Offset or Redraw – which will work best for you?
If you’re shopping around for that perfect home loan deal, you may have heard the terms ‘offset’ and ‘redraw’ often. Lenders commonly offer both features, and each can help you save money over the life of your loan.
To know which will work best for you, you first need to understand the differences between an offset account and a redraw facility and the benefits and drawbacks of each.
Offset
An offset account is a transaction or savings account used to ‘offset’ the balance of your mortgage. These accounts are tied to your mortgage but typically act in the way a regular bank account would, with some lenders even offering debit cards that can be used to access the funds.
The money held in your offset account is deducted from the total amount owing on your mortgage for the purposes of calculating interest. That means the more money you put into your offset account, the more you will save.
For this reason, offset accounts work best when you deposit your pay directly into them and only withdraw money as needed.
Benefits
Many borrowers favour offset accounts due to the way the account functions – even though the funds are linked to your mortgage account, they are still easily accessible to be used as needed.
Offset accounts can be a great way to save money. Reducing the interest you’re paying can reduce the size of your repayments or shorten the life of your loan.
Downsides
Since an offset account can reduce the amount you’re paying in interest, it only makes sense that some lenders charge higher fees or a higher rate of interest on products with an offset account.
Additionally, not all offset accounts will use 100% of the funds stored in the account against your mortgage. Partial offset accounts aren’t uncommon and will only take into consideration a specified percentage of your balance.
Although offset accounts can be a powerful tool for reducing your interest payments, you’ll likely find the benefits to be negligible unless the account holds a significant sum.
Redraw
A redraw facility allows you to make extra repayments into your mortgage and use those additional repayments as a source of funds as necessary. Putting extra repayments into your mortgage reduces the interest you’ll pay by reducing the amount owing ad shortening the life of your loan.
Generally, funds stored in a redraw facility aren’t as easy to access as those in an offset account, but they do work directly toward paying your loan off faster.
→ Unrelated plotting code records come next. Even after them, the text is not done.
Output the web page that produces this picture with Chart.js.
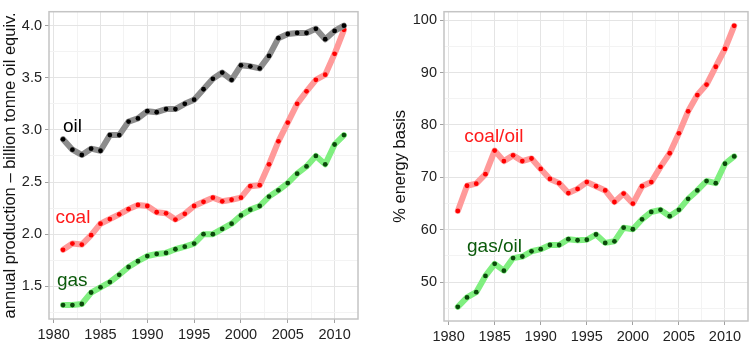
<!DOCTYPE html>
<html>
<head>
<meta charset="utf-8">
<script src="https://cdn.jsdelivr.net/npm/chart.js@4.4.1/dist/chart.umd.min.js"></script>
<style>
  body { margin: 0; background: #fff; width: 754px; height: 351px; overflow: hidden; position: relative; }
  canvas { position: absolute; top: 0; }
  #left { left: 0; }
  #right { left: 380px; }
</style>
</head>
<body>
<canvas id="left" width="362" height="351"></canvas>
<canvas id="right" width="374" height="351"></canvas>
<script>
// data
const years = [1981, 1982, 1983, 1984, 1985, 1986, 1987, 1988, 1989, 1990,
  1991, 1992, 1993, 1994, 1995, 1996, 1997, 1998, 1999, 2000,
  2001, 2002, 2003, 2004, 2005, 2006, 2007, 2008, 2009, 2010, 2011];

// billion tonne oil equivalent
const oil = [2.91, 2.81, 2.76, 2.82, 2.80, 2.95, 2.95, 3.08, 3.11, 3.18,
  3.17, 3.20, 3.20, 3.25, 3.29, 3.39, 3.49, 3.55, 3.48, 3.62,
  3.61, 3.59, 3.71, 3.88, 3.92, 3.93, 3.93, 3.97, 3.87, 3.95, 4.00];
const coal = [1.85, 1.91, 1.90, 1.99, 2.10, 2.145, 2.19, 2.24, 2.28, 2.27,
  2.21, 2.20, 2.14, 2.195, 2.27, 2.31, 2.35, 2.315, 2.33, 2.35,
  2.46, 2.47, 2.67, 2.89, 3.07, 3.25, 3.37, 3.48, 3.53, 3.73, 3.96];
const gas = [1.32, 1.32, 1.33, 1.44, 1.49, 1.54, 1.61, 1.685, 1.74, 1.79,
  1.81, 1.82, 1.855, 1.88, 1.91, 2.00, 2.00, 2.05, 2.10, 2.18,
  2.235, 2.27, 2.36, 2.42, 2.49, 2.58, 2.65, 2.75, 2.67, 2.86, 2.95];

// % energy basis
const coalOil = [63.6, 68.4, 68.8, 70.6, 75.1, 73.1, 74.2, 73.1, 73.6, 71.6,
  69.7, 68.9, 67.0, 67.8, 69.1, 68.3, 67.5, 65.3, 66.9, 65.0,
  68.3, 69.1, 72.0, 74.6, 78.4, 82.6, 85.7, 87.7, 91.1, 94.5, 98.9];
const gasOil = [45.3, 47.1, 48.1, 51.2, 53.5, 52.2, 54.6, 54.9, 55.9, 56.3,
  57.1, 57.1, 58.2, 58.0, 58.1, 59.1, 57.5, 57.8, 60.4, 60.1,
  62.0, 63.4, 63.8, 62.6, 63.8, 65.9, 67.5, 69.3, 68.9, 72.6, 74.0];

const yearTicks = [1980, 1985, 1990, 1995, 2000, 2005, 2010];
const yearMinor = [1982.5, 1987.5, 1992.5, 1997.5, 2002.5, 2007.5];
const prodTicks = [1.5, 2.0, 2.5, 3.0, 3.5, 4.0];
const prodMinor = [1.25, 1.75, 2.25, 2.75, 3.25, 3.75];
const pctTicks = [50, 60, 70, 80, 90, 100];
const pctMinor = [45, 55, 65, 75, 85, 95];

const FONT = "'Liberation Sans', Arial, sans-serif";

function pts(ys) {
  return years.map((x, i) => ({ x: x, y: ys[i] }));
}

function axis(major, minor, min, max, fmt, size, vertical) {
  const isMajor = new Set(major);
  return {
    type: 'linear',
    min: min,
    max: max,
    afterBuildTicks: s => {
      s.ticks = major.concat(minor).sort((a, b) => a - b).map(v => ({ value: v }));
    },
    afterFit: s => {
      if (vertical) s.width = size; else s.height = size;
    },
    ticks: {
      autoSkip: false,
      maxRotation: 0,
      padding: 3,
      color: '#222',
      font: { family: FONT, size: 14.5 },
      callback: v => isMajor.has(v) ? fmt(v) : ''
    },
    grid: {
      color: c => c.tick && isMajor.has(c.tick.value) ? '#e4e4e4' : '#f3f3f3',
      tickColor: c => c.tick && isMajor.has(c.tick.value) ? '#a0a0a0' : 'rgba(0,0,0,0)',
      tickLength: 4,
      lineWidth: 1
    },
    border: { display: false }
  };
}

const panelBox = {
  id: 'panelBox',
  beforeDatasetsDraw(chart) {
    const { ctx, chartArea: a } = chart;
    ctx.save();
    ctx.strokeStyle = '#c4c4c4';
    ctx.lineWidth = 1.5;
    ctx.strokeRect(a.left, a.top, a.right - a.left, a.bottom - a.top);
    ctx.restore();
  }
};

const seriesLabels = {
  id: 'seriesLabels',
  afterDatasetsDraw(chart, args, opts) {
    const { ctx, scales } = chart;
    ctx.save();
    ctx.font = '19px ' + FONT;
    ctx.textAlign = 'left';
    ctx.textBaseline = 'middle';
    (opts.items || []).forEach(it => {
      ctx.fillStyle = it.color;
      ctx.fillText(it.text, scales.x.getPixelForValue(it.x), scales.y.getPixelForValue(it.y));
    });
    ctx.restore();
  }
};

function series(label, ys, line, dot) {
  return {
    label: label,
    data: pts(ys),
    borderColor: line,
    borderWidth: 6,
    pointRadius: 2.4,
    pointBackgroundColor: dot,
    pointBorderWidth: 0,
    tension: 0,
    borderJoinStyle: 'round',
    borderCapStyle: 'round'
  };
}

function makeChart(id, datasets, yMajor, yMinor, yMin, yMax, yFmt, yWidth, xHeight, title, titlePad, pad, labels) {
  return new Chart(document.getElementById(id), {
    type: 'line',
    data: { datasets: datasets },
    plugins: [panelBox, seriesLabels],
    options: {
      responsive: false,
      animation: false,
      devicePixelRatio: 1,
      layout: { padding: pad },
      plugins: {
        legend: { display: false },
        tooltip: { enabled: false },
        seriesLabels: { items: labels }
      },
      scales: {
        x: axis(yearTicks, yearMinor, 1979.5, 2012.5, v => String(v), xHeight, false),
        y: Object.assign(axis(yMajor, yMinor, yMin, yMax, yFmt, yWidth, true), {
          title: {
            display: true,
            text: title,
            color: '#111',
            font: { family: FONT, size: 16.5 },
            padding: { top: titlePad, bottom: 0 }
          }
        })
      }
    }
  });
}

makeChart('left', [
    series('oil', oil, '#8c8c8c', '#000000'),
    series('coal', coal, '#ff9a9a', '#ff0000'),
    series('gas', gas, '#80ef80', '#0a4a0a')
  ], prodTicks, prodMinor, 1.186, 4.134, v => v.toFixed(1), 49, 32,
  'annual production \u2013 billion tonne oil equiv.', 1,
  { top: 5, right: 4, left: 0, bottom: 0 },
  [
    { text: 'oil', x: 1981.0, y: 3.03, color: '#000000' },
    { text: 'coal', x: 1980.2, y: 2.155, color: '#ff1a1a' },
    { text: 'gas', x: 1980.35, y: 1.55, color: '#0b5a0b' }
  ]);

makeChart('right', [
    series('coal/oil', coalOil, '#ff9a9a', '#ff0000'),
    series('gas/oil', gasOil, '#80ef80', '#0a4a0a')
  ], pctTicks, pctMinor, 42.6, 101.6, v => String(v), 64, 30,
  '% energy basis', 11,
  { top: 5, right: 6, left: 0, bottom: 0 },
  [
    { text: 'coal/oil', x: 1981.7, y: 77.7, color: '#ff1a1a' },
    { text: 'gas/oil', x: 1982.0, y: 56.8, color: '#0b5a0b' }
  ]);
</script>
</body>
</html>
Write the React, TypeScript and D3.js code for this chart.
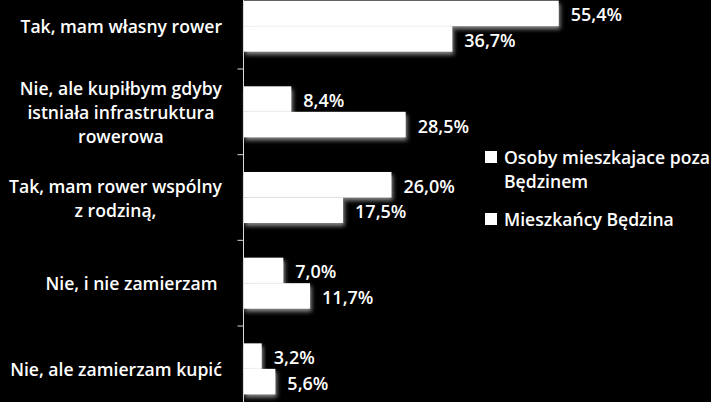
import React, { useEffect, useRef } from 'react';
import * as d3 from 'd3';

// Category labels (split into the lines shown on the axis)
const categories: string[][] = [
  ['Tak, mam własny rower'],
  ['Nie, ale kupiłbym gdyby', 'istniała infrastruktura', 'rowerowa'],
  ['Tak, mam rower wspólny', 'z rodziną,'],
  ['Nie, i nie zamierzam '],
  ['Nie, ale zamierzam kupić'],
];

const seriesNames = ['Osoby mieszkajace poza Będzinem', 'Mieszkańcy Będzina'];
const outsideValues = [55.4, 8.4, 26.0, 7.0, 3.2];
const residentValues = [36.7, 28.5, 17.5, 11.7, 5.6];

const legendLines: string[][] = [
  ['Osoby mieszkajace poza', 'Będzinem'],
  ['Mieszkańcy Będzina'],
];

const fmt = (v: number) => v.toFixed(1).replace('.', ',') + '%';

const App: React.FC = () => {
  const svgRef = useRef<SVGSVGElement>(null);

  const width = 711;
  const height = 402;
  const axisX = 243.5;
  const font = '"Open Sans", sans-serif';
  const labelSize = '17.6px';
  const valueSize = '18px';

  useEffect(() => {
    if (!svgRef.current) return;
    const svg = d3.select(svgRef.current);
    svg.selectAll('*').remove();

    const defs = svg.append('defs');
    const shadow = defs.append('filter').attr('id', 'bar-shadow')
      .attr('x', '-10%').attr('y', '-20%').attr('width', '130%').attr('height', '160%');
    shadow.append('feDropShadow')
      .attr('dx', 1.5).attr('dy', 3).attr('stdDeviation', 2)
      .attr('flood-color', '#9a9a9a').attr('flood-opacity', 0.9);

    svg.append('rect').attr('width', width).attr('height', height).attr('fill', '#000');

    const keys = categories.map((_, i) => String(i));

    const y = d3.scaleBand<string>()
      .domain(keys)
      .range([-16.7, 411.7]);

    const ySeries = d3.scaleBand<string>()
      .domain(seriesNames)
      .range([0, y.step()])
      .paddingInner(0)
      .paddingOuter(0.68);

    const x = d3.scaleLinear().domain([0, 60]).range([axisX, axisX + 341.4]);

    const data = keys.map((k, i) => ({
      key: k,
      values: [outsideValues[i], residentValues[i]],
    }));

    // Bars
    const groups = svg.append('g').selectAll('g.cat')
      .data(data)
      .enter()
      .append('g')
      .attr('class', 'cat')
      .attr('transform', d => `translate(0, ${y(d.key)})`);

    groups.selectAll('rect')
      .data(d => d.values.map((v, j) => ({ v, s: seriesNames[j] })))
      .enter()
      .append('rect')
      .attr('x', x(0))
      .attr('y', d => ySeries(d.s)!)
      .attr('width', d => x(d.v) - x(0))
      .attr('height', ySeries.bandwidth())
      .attr('fill', '#fff')
      .attr('filter', 'url(#bar-shadow)');

    // Value labels
    groups.selectAll('text.val')
      .data(d => d.values.map((v, j) => ({ v, s: seriesNames[j] })))
      .enter()
      .append('text')
      .attr('class', 'val')
      .attr('x', d => x(d.v) + 12)
      .attr('y', d => ySeries(d.s)! + ySeries.bandwidth() / 2 + 1)
      .attr('dominant-baseline', 'central')
      .attr('fill', '#fff')
      .style('font-family', font)
      .style('font-size', valueSize)
      .style('font-weight', 600)
      .text(d => fmt(d.v));

    // Axis line and ticks at category boundaries
    svg.append('line')
      .attr('x1', axisX).attr('x2', axisX)
      .attr('y1', 0).attr('y2', height)
      .attr('stroke', '#d9d9d9').attr('stroke-width', 1);

    svg.append('g').selectAll('line')
      .data(keys.slice(1))
      .enter()
      .append('line')
      .attr('x1', axisX - 6).attr('x2', axisX)
      .attr('y1', d => y(d)!).attr('y2', d => y(d)!)
      .attr('stroke', '#d9d9d9').attr('stroke-width', 1);

    // Category labels: lines centred with each other, block right-aligned
    const labelRight = 222;
    const lineH = 24;
    data.forEach((d, i) => {
      const lines = categories[i];
      const cy = y(d.key)! + y.bandwidth() / 2;
      const g = svg.append('g');
      const texts = g.selectAll('text')
        .data(lines)
        .enter()
        .append('text')
        .attr('x', 0)
        .attr('y', (_, j) => cy + (j - (lines.length - 1) / 2) * lineH)
        .attr('text-anchor', 'middle')
        .attr('dominant-baseline', 'central')
        .attr('fill', '#fff')
        .style('white-space', 'pre')
        .style('font-family', font)
        .style('font-size', labelSize)
        .style('font-weight', 600)
        .text(t => t);
      let maxW = 0;
      texts.each(function () {
        maxW = Math.max(maxW, (this as SVGTextElement).getComputedTextLength());
      });
      g.attr('transform', `translate(${labelRight - maxW / 2}, 0)`);
    });

    // Legend
    const legendX = 485;
    const legendTops = [151, 213];
    const legend = svg.append('g');
    legendLines.forEach((lines, i) => {
      legend.append('rect')
        .attr('x', legendX).attr('y', legendTops[i])
        .attr('width', 12).attr('height', 12)
        .attr('fill', '#fff');
      legend.selectAll(null)
        .data(lines)
        .enter()
        .append('text')
        .attr('x', legendX + 19)
        .attr('y', (_, j) => legendTops[i] + 6 + j * 24)
        .attr('dominant-baseline', 'central')
        .attr('fill', '#fff')
        .style('font-family', font)
        .style('font-size', labelSize)
        .style('font-weight', 600)
        .text(t => t);
    });
  }, []);

  return (
    <svg
      ref={svgRef}
      width={width}
      height={height}
      style={{ position: 'fixed', left: 0, top: 0, display: 'block' }}
    />
  );
};

export default App;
Benefits Making extra repayments is the easiest way to reduce your debt and the amount of interest you’ll have to pay over the life of your loan. Redraw facilities are relatively common loan add-ons, and having your funds in a harder-to-access account means they’re less likely to get spent unless you really need them.
Downsides
Because the money put into your mortgage as additional repayments are going toward paying off your loan, your bank can decide when and how you can get access to these additional funds in the form of redraw. You may find you have a minimum or maximum redraw amount, have to pay redraw fees, or that your bank simply changes its policy on how much redraw is available to you.
When requesting to redraw funds, you may find they aren’t always available same-day, making redraw facilities overall less flexible than an offset account. You should also keep in mind that those extra funds you’ve put into your home loan are only available while your mortgage account stays open.
Redraw facilities are less flexible than offset accounts, and the funds requested aren’t always available same-day
The bottom line
When it comes down to deciding whether you should go with an offset account or a redraw facility you should consider your personal financial goals and needs.
Suppose you’re interested in paying off your loan faster and prefer to have your extra funds stored somewhere that isn’t immediately accessible. In that case, a redraw facility might be the way to go.
If you’re the kind of person who prefers the flexibility of accessing their funds whenever they need them, and is more interested in paying less interest than paying off their loan as quick as possible, then an offset account may be better suited to you.
If you’re still undecided, having a chat with a broker can help you better understand the benefits of each option and how they can work for you.